Task brief -> Begin with the first line and repeat exactly through the line containing "fig = plt.figure(figsize=(W"; leave every image out.

Collected data ->
========================================
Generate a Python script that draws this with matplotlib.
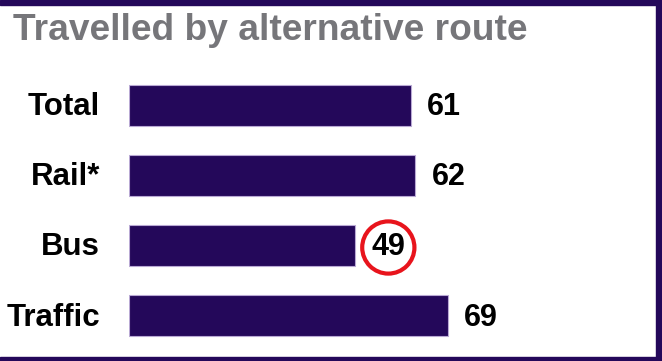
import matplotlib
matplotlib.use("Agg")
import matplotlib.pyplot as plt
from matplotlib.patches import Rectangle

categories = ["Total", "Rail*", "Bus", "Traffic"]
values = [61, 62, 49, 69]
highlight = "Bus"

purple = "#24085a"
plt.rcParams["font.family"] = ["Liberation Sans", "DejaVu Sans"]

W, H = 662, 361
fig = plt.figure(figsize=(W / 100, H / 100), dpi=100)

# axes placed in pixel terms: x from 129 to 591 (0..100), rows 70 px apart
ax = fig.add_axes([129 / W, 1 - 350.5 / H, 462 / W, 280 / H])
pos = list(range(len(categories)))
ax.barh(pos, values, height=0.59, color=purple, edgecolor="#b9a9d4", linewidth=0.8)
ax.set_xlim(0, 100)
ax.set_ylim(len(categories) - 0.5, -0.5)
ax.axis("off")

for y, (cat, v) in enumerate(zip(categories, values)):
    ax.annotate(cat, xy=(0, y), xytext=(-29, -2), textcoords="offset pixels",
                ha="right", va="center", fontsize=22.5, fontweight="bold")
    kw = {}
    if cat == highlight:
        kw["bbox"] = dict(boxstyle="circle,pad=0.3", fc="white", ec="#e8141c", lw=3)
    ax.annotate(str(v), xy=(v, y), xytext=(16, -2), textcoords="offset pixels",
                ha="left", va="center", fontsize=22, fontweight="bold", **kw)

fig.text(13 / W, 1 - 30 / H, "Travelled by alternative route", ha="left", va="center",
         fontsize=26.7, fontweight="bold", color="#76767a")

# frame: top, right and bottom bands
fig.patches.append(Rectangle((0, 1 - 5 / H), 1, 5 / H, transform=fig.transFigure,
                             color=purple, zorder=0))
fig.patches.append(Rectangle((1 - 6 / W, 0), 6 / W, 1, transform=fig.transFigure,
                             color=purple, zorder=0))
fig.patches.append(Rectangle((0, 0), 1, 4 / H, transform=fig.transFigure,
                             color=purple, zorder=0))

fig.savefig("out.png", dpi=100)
========================================
Output ->
Generate a Python script that draws this with matplotlib.
import matplotlib
matplotlib.use("Agg")
import matplotlib.pyplot as plt
from matplotlib.patches import Rectangle

categories = ["Total", "Rail*", "Bus", "Traffic"]
values = [61, 62, 49, 69]
highlight = "Bus"

purple = "#24085a"
plt.rcParams["font.family"] = ["Liberation Sans", "DejaVu Sans"]

W, H = 662, 361
fig = plt.figure(figsize=(W / 100, H / 100), dpi=100)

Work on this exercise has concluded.